- Born: February 15, 1930 Taishan, Guangdong, China
- Died: January 3, 2020 (aged 89) San Francisco, California, U.S.
- Occupation: Community advocate
- Known for: Yik Oi Huang Peace & Friendship Park

= Yik Oi Huang =

Chinese-American community leader

Yik Oi Huang (February 15, 1930 – January 3, 2020) was a Chinese-American community advocate in Visitacion Valley, San Francisco. A city park was named in her memory in 2022.

==Biography==
Huang was born in Taishan, Guangdong, China. She married Ho Wei Huang and had four children. The Huangs moved to the United States in 1986, to be near their daughter and grandchildren there. In San Francisco, she became a naturalized United States citizen, worked as a seamstress and nanny, and bought a home with her family in Visitacion Valley. She was known for doing daily exercises at Visitacion Valley Playground, and as an ambassador for the Visitacion Valley Friendship Club, helping other Chinese immigrant seniors access help with citizenship, food assistance, rental agreements, and emergency preparedness. She was known as Grandma Huang, or Huang PoPo, to the younger people in the neighborhood.
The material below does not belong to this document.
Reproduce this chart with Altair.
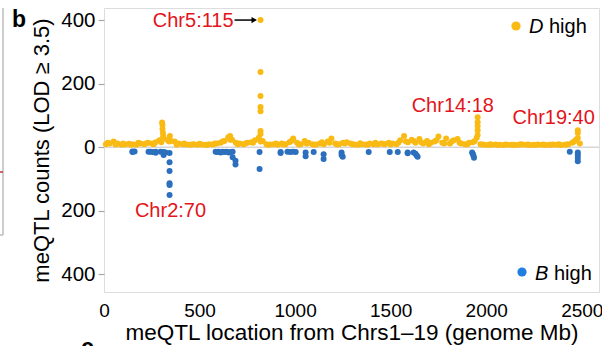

In January 2019, Huang was attacked at the playground while doing her usual exercises. She died from her injuries a year later, at the age of 89, in a long-term care hospital in San Francisco. A teenaged suspect was arrested within days after the event, In November 2025 he was found guilty of her murder and other violent crimes.

==Legacy==
California State Senator Scott Weiner read Huang's story into the state's legislative record in January 2020. Huang's murder stayed in the news after her death, in connection with Stop Asian Hate rallies in San Francisco and in other American cities. Visitacion Valley Playground was named Yik Oi Huang Peace & Friendship Park in 2022, "as a visible tribute to an Asian immigrant working-class woman". Mayor London Breed spoke at the park's re-dedication in 2024, as did Huang's granddaughter Sasanna Lee, and several other city officials.